Due largely to terrain Afghanistan has resisted all attempts to conquer her since the days of Alexander the Great. The most recent attempt, prior to our invasion, was the now defunct U.S.S.R. The Soviet Empire invested at any one time 100,000 troops, helicopter gunships, ground attack aircraft, tanks, armored personnel carriers, and the best war technology available to the Red Army to subdue the Afghani people. That war started on Dec. 24, 1979 and ended on Feb. 15, 1989. The Red Army retreated from Afghanistan in defeat, and two years later the Soviet Union collapsed. All this should have been lesson points for American commanders. They were not used.
What we have today is American soldiers and their NATO allies fighting and dying in one of the most impoverished nations on the planet and the goals of that fighting is not at all clear to anyone, from the clerk in a burger joint to the President of the United States. What exactly are we trying to achieve? Destroy Al-Qa'ida, they are long gone from Afghanistan. Create a democracy in Afghanistan by the gun, no one, from that clerk to the President, can possibly believe that totally unrealistic scenario for reasons far too numerous to mention here. Defeat the Taliban by winning the hearts and minds of the Afghani people, that reasoning is laughable, and no person on this planet with the possible exception of General Petraeus believes that is possible. So, why are we fighting there? Can anyone tell me that?
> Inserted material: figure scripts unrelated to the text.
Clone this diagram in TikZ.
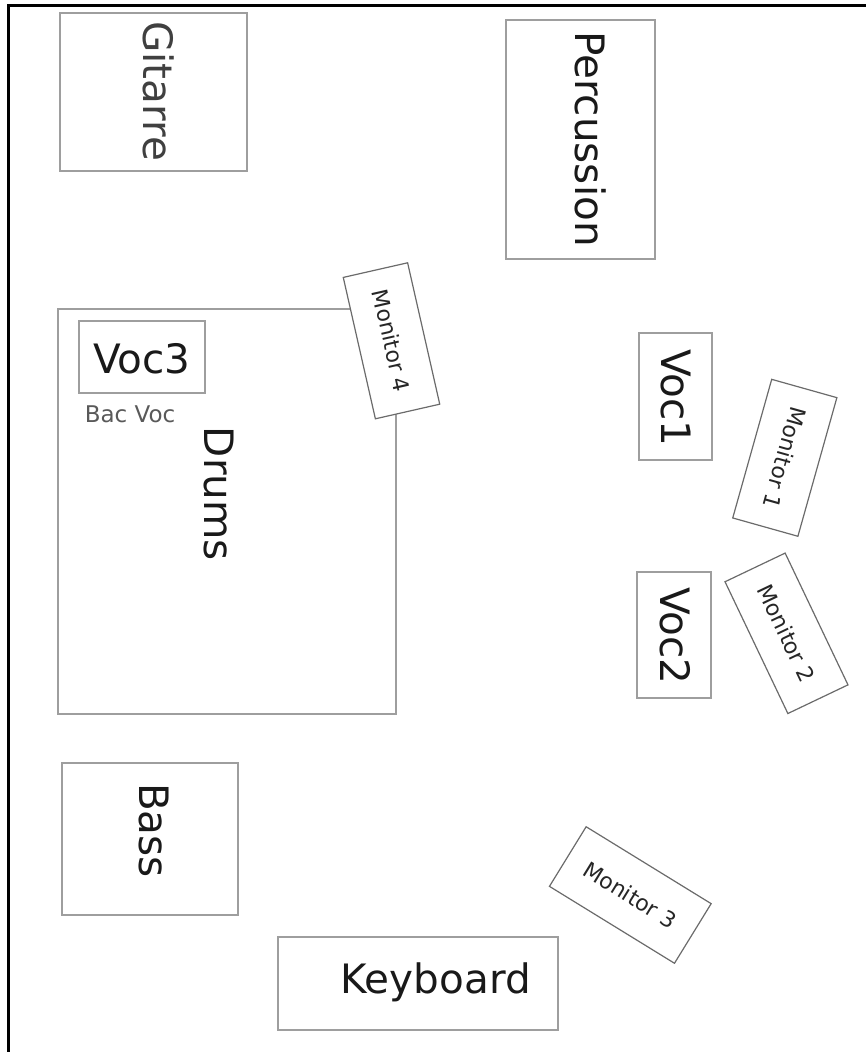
\documentclass[tikz,border=0pt]{standalone}
\usepackage{fontspec}
\setmainfont{DejaVu Sans}
\begin{document}
\begin{tikzpicture}[x=1pt,y=-1pt,
  box/.style={draw=black!38, line width=1.6pt, inner sep=0pt, outer sep=0pt},
  mon/.style={draw=black!58, line width=1.2pt, fill=white, inner sep=0pt, font=\fontsize{22}{26}\selectfont, text=black!85},
  big/.style={inner sep=0pt, font=\fontsize{40.5}{48}\selectfont, text=black!90},
  small/.style={inner sep=0pt, font=\fontsize{23}{27}\selectfont, text=black!65}]
\useasboundingbox (0,0) rectangle (865,1052);
% frame (top and left only)
\coordinate (fTR) at (865,5.3);
\coordinate (fTL) at (8.7,5.3);
\coordinate (fBL) at (8.7,1052);
\draw[line width=2.6pt, line cap=rect] (fTR) -- (fTL) -- (fBL);
% boxes
\node[box, minimum width=187, minimum height=158] (gitB) at (153.5,92) {};
\node[box, minimum width=149, minimum height=239] (percB) at (580.5,139.5) {};
\node[box, minimum width=338, minimum height=405] (drumB) at (227,511.5) {};
\node[box, minimum width=126, minimum height=72] (voc3B) at (142,357) {};
\node[box, minimum width=73, minimum height=127] (voc1B) at (675.5,396.5) {};
\node[box, minimum width=74, minimum height=126] (voc2B) at (674,635) {};
\node[box, minimum width=176, minimum height=152] (bassB) at (150,839) {};
\node[box, minimum width=280, minimum height=93] (keyB) at (418,983.5) {};
% labels
\node[big, rotate=-90, anchor=base, text=black!75] (gitT) at (143,91) {Gitarre};
\node[big, rotate=-90, anchor=base] (percT) at (575,139) {Percussion};
\node[big, rotate=-90, anchor=base] (drumT) at (204,494) {Drums};
\node[big, anchor=base] (voc3T) at (142,373) {Voc3};
\node[small, anchor=base] (bacT) at (130,422) {Bac Voc};
\node[big, rotate=-90, anchor=base] (voc1T) at (661,398) {Voc1};
\node[big, rotate=-90, anchor=base] (voc2T) at (660,636) {Voc2};
\node[big, rotate=-90, anchor=base] (bassT) at (139,830.5) {Bass};
\node[big, anchor=base] (keyT) at (435.5,993) {Keyboard};
% monitors
\node[mon, rotate=-77.2, minimum width=145, minimum height=66] (m4) at (391.5,340.8) {Monitor 4};
\node[mon, rotate=-105.7, minimum width=144, minimum height=67.7] (m1) at (784.8,457.8) {Monitor 1};
\node[mon, rotate=-64.5, minimum width=146, minimum height=66.6] (m2) at (786.5,633.3) {Monitor 2};
\node[mon, rotate=-31.6, minimum width=146.8, minimum height=70] (m3) at (630.3,895) {Monitor 3};
\end{tikzpicture}
\end{document}
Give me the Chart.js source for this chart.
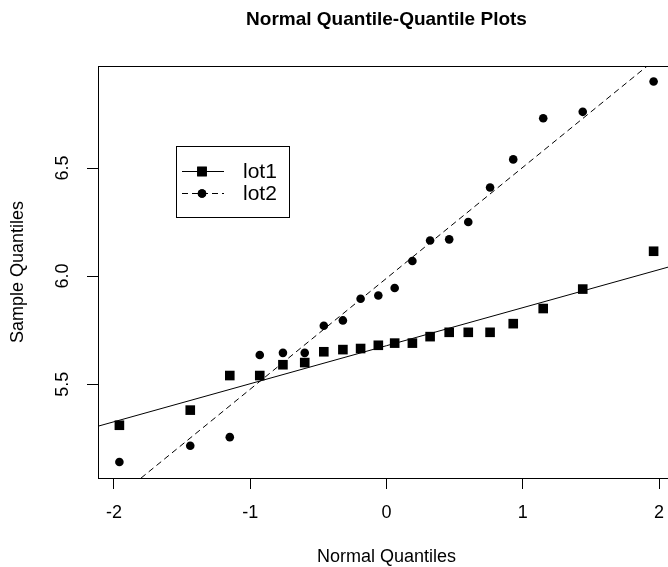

What we do have in Afghanistan is President Hamid Karzai, an American puppet with dubious allegiance to his American handlers. Karzai is corrupt. His relatives in the government are corrupt. He virtually is the mayor of Kabul, unable to govern any other parts of his "realm," and his entire government is corrupt. This actually is the way of doing business in Afghanistan and this has been going on for several millennia. Machiavelli would have had a field day in Afghanistan. Folks, honestly, I am not making this stuff up. Afghanistan could actually be on another planet where Americans are concerned.